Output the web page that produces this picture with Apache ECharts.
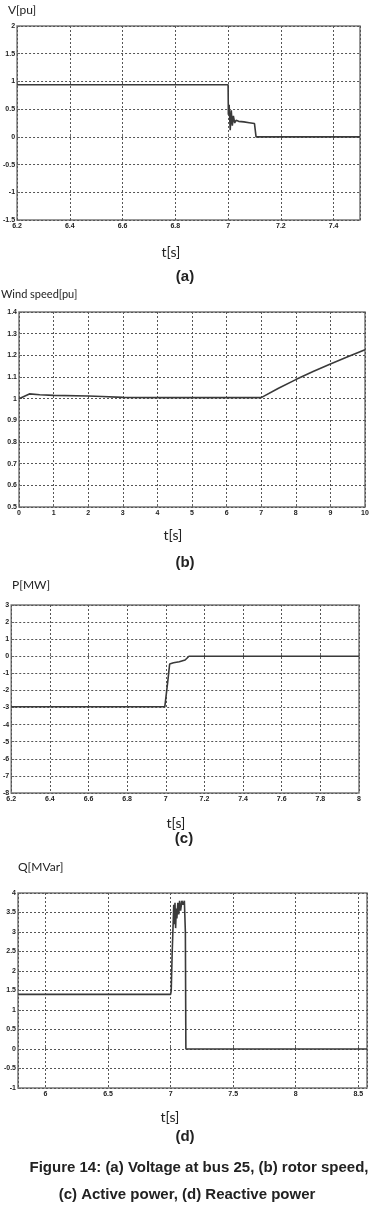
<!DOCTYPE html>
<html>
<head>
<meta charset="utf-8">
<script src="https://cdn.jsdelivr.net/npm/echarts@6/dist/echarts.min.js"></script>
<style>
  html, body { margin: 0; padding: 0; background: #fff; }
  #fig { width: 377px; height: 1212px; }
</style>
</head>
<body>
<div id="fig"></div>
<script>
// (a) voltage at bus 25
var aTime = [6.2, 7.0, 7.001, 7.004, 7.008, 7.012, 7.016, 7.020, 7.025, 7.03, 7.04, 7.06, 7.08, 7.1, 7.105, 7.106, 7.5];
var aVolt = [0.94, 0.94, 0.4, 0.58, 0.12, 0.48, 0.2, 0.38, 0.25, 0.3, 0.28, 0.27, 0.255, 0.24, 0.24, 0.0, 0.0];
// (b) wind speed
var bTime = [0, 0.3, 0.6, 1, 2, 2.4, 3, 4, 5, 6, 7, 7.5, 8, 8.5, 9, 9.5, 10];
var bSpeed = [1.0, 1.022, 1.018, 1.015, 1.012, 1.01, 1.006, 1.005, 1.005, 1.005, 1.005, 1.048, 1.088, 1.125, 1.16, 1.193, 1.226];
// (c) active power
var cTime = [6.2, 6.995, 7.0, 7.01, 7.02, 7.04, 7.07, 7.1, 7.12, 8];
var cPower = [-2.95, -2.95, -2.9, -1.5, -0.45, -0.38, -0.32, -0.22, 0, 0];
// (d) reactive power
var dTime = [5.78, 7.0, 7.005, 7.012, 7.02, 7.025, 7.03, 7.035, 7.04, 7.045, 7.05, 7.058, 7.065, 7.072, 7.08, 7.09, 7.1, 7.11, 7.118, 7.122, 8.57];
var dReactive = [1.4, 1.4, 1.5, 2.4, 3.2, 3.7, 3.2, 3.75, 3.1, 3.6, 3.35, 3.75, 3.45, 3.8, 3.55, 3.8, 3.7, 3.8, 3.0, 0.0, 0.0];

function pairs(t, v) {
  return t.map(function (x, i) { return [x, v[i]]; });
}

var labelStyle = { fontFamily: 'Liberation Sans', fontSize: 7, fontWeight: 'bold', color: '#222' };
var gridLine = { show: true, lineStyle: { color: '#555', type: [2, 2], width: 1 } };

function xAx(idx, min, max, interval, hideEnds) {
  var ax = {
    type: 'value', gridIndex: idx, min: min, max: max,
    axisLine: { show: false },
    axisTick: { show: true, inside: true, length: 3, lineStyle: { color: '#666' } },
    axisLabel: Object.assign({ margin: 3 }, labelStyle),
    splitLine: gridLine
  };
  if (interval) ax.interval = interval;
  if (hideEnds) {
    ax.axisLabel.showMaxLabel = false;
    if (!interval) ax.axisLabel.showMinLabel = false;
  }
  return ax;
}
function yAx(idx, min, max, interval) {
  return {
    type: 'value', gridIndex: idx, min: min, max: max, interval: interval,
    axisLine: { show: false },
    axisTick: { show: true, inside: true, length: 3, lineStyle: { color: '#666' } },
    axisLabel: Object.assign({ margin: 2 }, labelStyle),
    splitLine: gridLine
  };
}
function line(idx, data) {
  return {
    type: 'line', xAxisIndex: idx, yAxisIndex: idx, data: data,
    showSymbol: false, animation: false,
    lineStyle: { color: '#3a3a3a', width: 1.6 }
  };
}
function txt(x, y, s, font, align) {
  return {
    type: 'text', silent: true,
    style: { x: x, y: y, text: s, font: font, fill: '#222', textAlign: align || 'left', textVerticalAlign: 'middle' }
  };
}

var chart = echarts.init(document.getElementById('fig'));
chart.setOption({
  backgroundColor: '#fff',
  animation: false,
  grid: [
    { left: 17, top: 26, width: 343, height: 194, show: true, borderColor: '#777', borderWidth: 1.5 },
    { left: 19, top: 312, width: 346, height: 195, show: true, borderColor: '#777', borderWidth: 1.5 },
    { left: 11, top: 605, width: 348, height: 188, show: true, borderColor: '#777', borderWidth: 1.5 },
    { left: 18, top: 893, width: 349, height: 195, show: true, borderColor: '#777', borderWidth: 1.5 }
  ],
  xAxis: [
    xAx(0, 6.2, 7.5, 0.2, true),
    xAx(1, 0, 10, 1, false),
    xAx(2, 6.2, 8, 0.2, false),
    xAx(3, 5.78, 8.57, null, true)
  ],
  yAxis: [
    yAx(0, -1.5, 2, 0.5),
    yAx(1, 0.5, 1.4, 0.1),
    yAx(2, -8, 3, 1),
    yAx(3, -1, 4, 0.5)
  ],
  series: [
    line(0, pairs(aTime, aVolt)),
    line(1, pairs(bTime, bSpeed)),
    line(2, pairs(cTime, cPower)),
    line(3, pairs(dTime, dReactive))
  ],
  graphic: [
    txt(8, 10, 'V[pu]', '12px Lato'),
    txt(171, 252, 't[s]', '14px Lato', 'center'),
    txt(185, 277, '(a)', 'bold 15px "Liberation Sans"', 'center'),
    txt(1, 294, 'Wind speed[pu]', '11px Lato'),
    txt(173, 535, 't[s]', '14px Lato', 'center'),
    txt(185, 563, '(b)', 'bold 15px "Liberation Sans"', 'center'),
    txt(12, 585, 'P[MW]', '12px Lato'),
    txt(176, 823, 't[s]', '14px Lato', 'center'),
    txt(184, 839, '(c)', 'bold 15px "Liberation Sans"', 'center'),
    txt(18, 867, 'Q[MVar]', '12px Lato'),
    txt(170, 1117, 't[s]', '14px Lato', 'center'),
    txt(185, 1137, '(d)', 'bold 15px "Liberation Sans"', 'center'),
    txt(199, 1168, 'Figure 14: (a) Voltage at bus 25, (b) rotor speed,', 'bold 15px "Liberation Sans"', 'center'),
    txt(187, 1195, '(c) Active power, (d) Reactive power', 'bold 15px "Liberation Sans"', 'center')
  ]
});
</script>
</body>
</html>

■ WHAT YOU HAVE TO DO
Quote the material exactly. Pictures stay out.

■ RESULT FOR THIS TASK
Output the web page that produces this picture with Apache ECharts.
<!DOCTYPE html>
<html>
<head>
<meta charset="utf-8">
<script src="https://cdn.jsdelivr.net/npm/echarts@6/dist/echarts.min.js"></script>
<style>
  html, body { margin: 0; padding: 0; background: #fff; }
  #fig { width: 377px; height: 1212px; }
</style>
</head>
<body>
<div id="fig"></div>
<script>
// (a) voltage at bus 25
var aTime = [6.2, 7.0, 7.001, 7.004, 7.008, 7.012, 7.016, 7.020, 7.025, 7.03, 7.04, 7.06, 7.08, 7.1, 7.105, 7.106, 7.5];
var aVolt = [0.94, 0.94, 0.4, 0.58, 0.12, 0.48, 0.2, 0.38, 0.25, 0.3, 0.28, 0.27, 0.255, 0.24, 0.24, 0.0, 0.0];
// (b) wind speed
var bTime = [0, 0.3, 0.6, 1, 2, 2.4, 3, 4, 5, 6, 7, 7.5, 8, 8.5, 9, 9.5, 10];
var bSpeed = [1.0, 1.022, 1.018, 1.015, 1.012, 1.01, 1.006, 1.005, 1.005, 1.005, 1.005, 1.048, 1.088, 1.125, 1.16, 1.193, 1.226];
// (c) active power
var cTime = [6.2, 6.995, 7.0, 7.01, 7.02, 7.04, 7.07, 7.1, 7.12, 8];
var cPower = [-2.95, -2.95, -2.9, -1.5, -0.45, -0.38, -0.32, -0.22, 0, 0];
// (d) reactive power
var dTime = [5.78, 7.0, 7.005, 7.012, 7.02, 7.025, 7.03, 7.035, 7.04, 7.045, 7.05, 7.058, 7.065, 7.072, 7.08, 7.09, 7.1, 7.11, 7.118, 7.122, 8.57];
var dReactive = [1.4, 1.4, 1.5, 2.4, 3.2, 3.7, 3.2, 3.75, 3.1, 3.6, 3.35, 3.75, 3.45, 3.8, 3.55, 3.8, 3.7, 3.8, 3.0, 0.0, 0.0];

function pairs(t, v) {
  return t.map(function (x, i) { return [x, v[i]]; });
}

var labelStyle = { fontFamily: 'Liberation Sans', fontSize: 7, fontWeight: 'bold', color: '#222' };
var gridLine = { show: true, lineStyle: { color: '#555', type: [2, 2], width: 1 } };

function xAx(idx, min, max, interval, hideEnds) {
  var ax = {
    type: 'value', gridIndex: idx, min: min, max: max,
    axisLine: { show: false },
    axisTick: { show: true, inside: true, length: 3, lineStyle: { color: '#666' } },
    axisLabel: Object.assign({ margin: 3 }, labelStyle),
    splitLine: gridLine
  };
  if (interval) ax.interval = interval;
  if (hideEnds) {
    ax.axisLabel.showMaxLabel = false;
    if (!interval) ax.axisLabel.showMinLabel = false;
  }
  return ax;
}
function yAx(idx, min, max, interval) {
  return {
    type: 'value', gridIndex: idx, min: min, max: max, interval: interval,
    axisLine: { show: false },
    axisTick: { show: true, inside: true, length: 3, lineStyle: { color: '#666' } },
    axisLabel: Object.assign({ margin: 2 }, labelStyle),
    splitLine: gridLine
  };
}
function line(idx, data) {
  return {
    type: 'line', xAxisIndex: idx, yAxisIndex: idx, data: data,
    showSymbol: false, animation: false,
    lineStyle: { color: '#3a3a3a', width: 1.6 }
  };
}
function txt(x, y, s, font, align) {
  return {
    type: 'text', silent: true,
    style: { x: x, y: y, text: s, font: font, fill: '#222', textAlign: align || 'left', textVerticalAlign: 'middle' }
  };
}

var chart = echarts.init(document.getElementById('fig'));
chart.setOption({
  backgroundColor: '#fff',
  animation: false,
  grid: [
    { left: 17, top: 26, width: 343, height: 194, show: true, borderColor: '#777', borderWidth: 1.5 },
    { left: 19, top: 312, width: 346, height: 195, show: true, borderColor: '#777', borderWidth: 1.5 },
    { left: 11, top: 605, width: 348, height: 188, show: true, borderColor: '#777', borderWidth: 1.5 },
    { left: 18, top: 893, width: 349, height: 195, show: true, borderColor: '#777', borderWidth: 1.5 }
  ],
  xAxis: [
    xAx(0, 6.2, 7.5, 0.2, true),
    xAx(1, 0, 10, 1, false),
    xAx(2, 6.2, 8, 0.2, false),
    xAx(3, 5.78, 8.57, null, true)
  ],
  yAxis: [
    yAx(0, -1.5, 2, 0.5),
    yAx(1, 0.5, 1.4, 0.1),
    yAx(2, -8, 3, 1),
    yAx(3, -1, 4, 0.5)
  ],
  series: [
    line(0, pairs(aTime, aVolt)),
    line(1, pairs(bTime, bSpeed)),
    line(2, pairs(cTime, cPower)),
    line(3, pairs(dTime, dReactive))
  ],
  graphic: [
    txt(8, 10, 'V[pu]', '12px Lato'),
    txt(171, 252, 't[s]', '14px Lato', 'center'),
    txt(185, 277, '(a)', 'bold 15px "Liberation Sans"', 'center'),
    txt(1, 294, 'Wind speed[pu]', '11px Lato'),
    txt(173, 535, 't[s]', '14px Lato', 'center'),
    txt(185, 563, '(b)', 'bold 15px "Liberation Sans"', 'center'),
    txt(12, 585, 'P[MW]', '12px Lato'),
    txt(176, 823, 't[s]', '14px Lato', 'center'),
    txt(184, 839, '(c)', 'bold 15px "Liberation Sans"', 'center'),
    txt(18, 867, 'Q[MVar]', '12px Lato'),
    txt(170, 1117, 't[s]', '14px Lato', 'center'),
    txt(185, 1137, '(d)', 'bold 15px "Liberation Sans"', 'center'),
    txt(199, 1168, 'Figure 14: (a) Voltage at bus 25, (b) rotor speed,', 'bold 15px "Liberation Sans"', 'center'),
    txt(187, 1195, '(c) Active power, (d) Reactive power', 'bold 15px "Liberation Sans"', 'center')
  ]
});
</script>
</body>
</html>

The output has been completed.